Recent public statements by Steve Ballmer, the chief executive officer of Microsoft, and Bill Gates, the company's chairman and co-founder, appear to contradict the company's official statement of opposition to such censorship and minimize or even support online censorship in China.

"Microsoft is on the wrong side of this issue," said Arvind Ganesan, business and human rights director for Human Rights Watch. "Just as the US government and a company like Google are starting to push back against censorship, Ballmer and Gates seem to be going the other way. Unless Microsoft clarifies its position, the Chinese government and others will take great comfort in how easy it is for them to divide and co-opt opponents of censorship."

On January 21, The Wall Street Journal reported that Ballmer told an oil industry conference that, "you have to respect sovereign nations to make that decision [to censor]."

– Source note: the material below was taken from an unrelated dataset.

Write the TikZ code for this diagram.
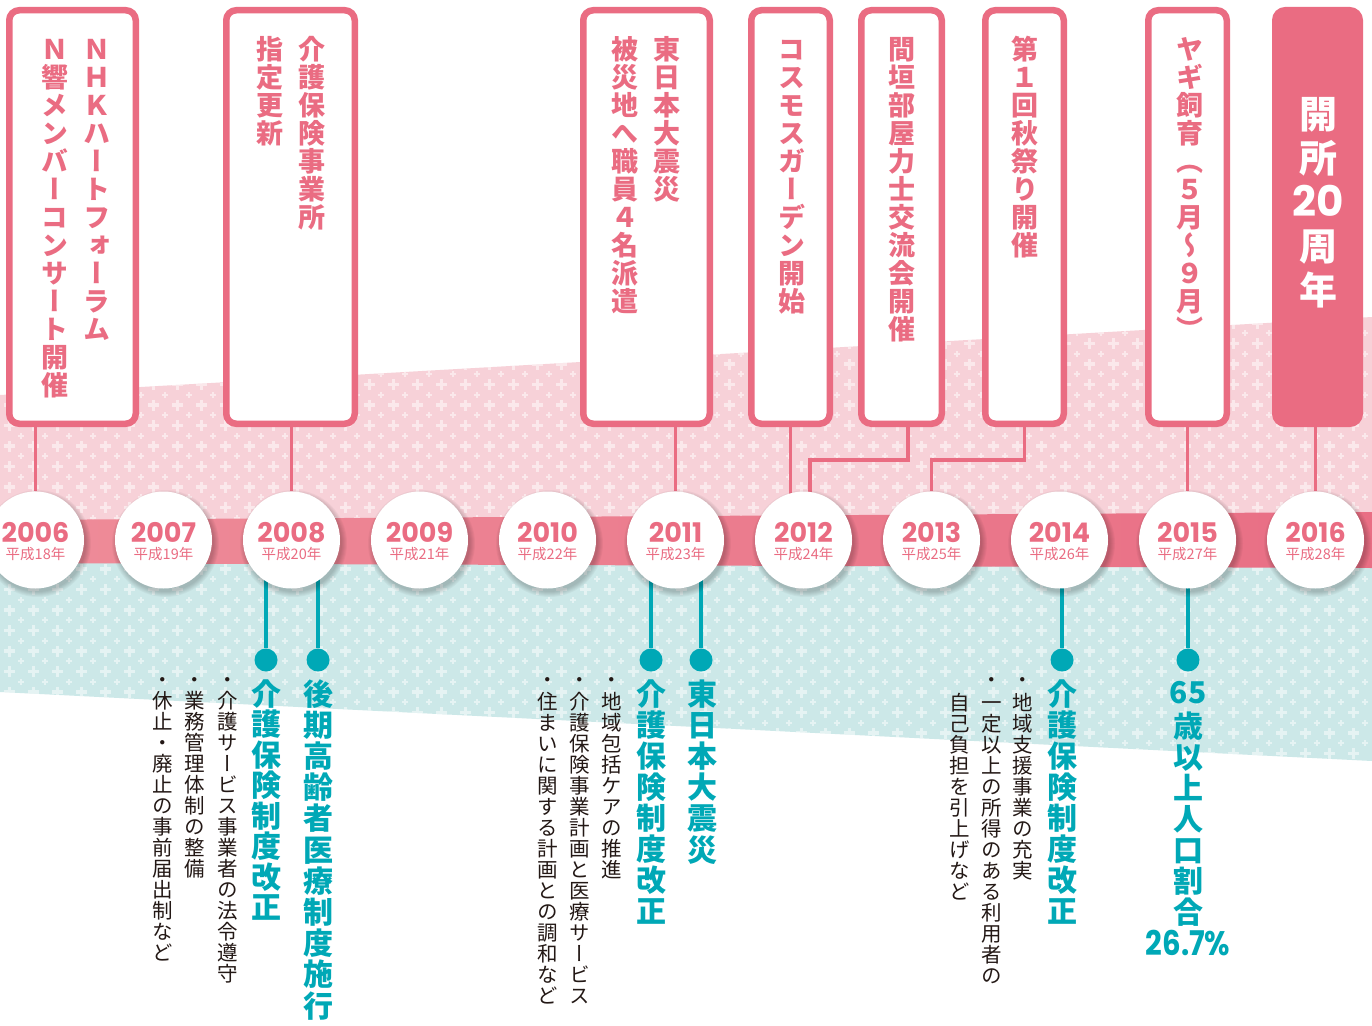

On January 25, Bill Gates reinforced that view and said in an ABC interview that, "The role of the Internet in every country has been very positive, letting people speak out in new ways...[a]nd fortunately the Chinese efforts to censor the Internet have been very is easy to go around it." Gates also noted that different countries have different laws on censorship and said that "you have got to decide do you want to obey the laws of the countries you are in or not. If not, you may not end up doing business there."

China, a country with more than 300 million internet users, devotes enormous resources to support an extensive online censorship regime that includes sophisticated government firewalls and filtering in conjunction with self-censorship by companies who operate search engines, blogs, or other online media.

The comments by Ballmer and Gates undermine statements by Secretary of State Hillary Clinton in her January 21 speech on internet freedom in which she said, "censorship should not be in any way accepted by any company from anywhere." Clinton also stated that the "private sector has a shared responsibility to help safeguard free expression. And when their business dealings threaten to undermine this freedom, they need to consider what's right, not simply the prospect of quick profits."

The censorship regime blocks Chinese internet users' online searches for politically "sensitive" content and web sites such as Human Rights Watch, other human rights groups, groups advocating for Tibetan or Uighur rights, and the banned Falun Gong spiritual group. The government has actively sought out and obtained the user information of online activists in order to arrest and imprison them for exercising their right to free speech online.

The statements by Ballmer and Gates also seemed to contradict Microsoft's own position after Clinton's speech. Craig Mundie, the company's chief research and strategy officer, said on the company's blog that, "We very much welcome Secretary Clinton's remarks and applaud the heightened attention she's brought to the important issues of free expression and privacy.In particular, we agree with Secretary Clinton that both governments and the private sector have important roles to play." He noted that the "Secretary also highlighted that the United States cannot address these challenges alone, and in this light the emphasis on international cooperation is important."

"We welcome Microsoft's official statement of support for internet freedom on its blog, but the Chairman and CEO need to clarify what they meant," said Ganesan. "We hope they will take the progressive view by unambiguously opposing censorship, working collectively to combat it, ceasing self-censorship on Bing in China, and insisting that Chinese authorities allow an uncensored search engine to operate in China, as Google has."

Mundie also noted Microsoft's membership in the Global Network Initiative (GNI), a voluntary effort to protect privacy and freedom of expression online. It was started by Microsoft, Yahoo, Google, human rights organizations (including Human Rights Watch), academics, and socially-responsible investors.

In 2006, Human Rights Watch and others documented how Google, Microsoft, and Yahoo censored information and how Yahoo released user data to the government that led to the imprisonment of four users for exercising their right to free expression.

The GNI was also recognized by Clinton in her address as one mechanism to promote internet freedom and insist upon corporate responsibility. GNI recommends that companies "Challenge the government in domestic courts or seek the assistance of relevant government authorities, international human rights bodies or non-governmental organizations when faced with a government restriction that appears inconsistent with domestic law or procedures or international human rights laws and standards on freedom of expression." The views of Ballmer and Gates appear to be inconsistent with that approach.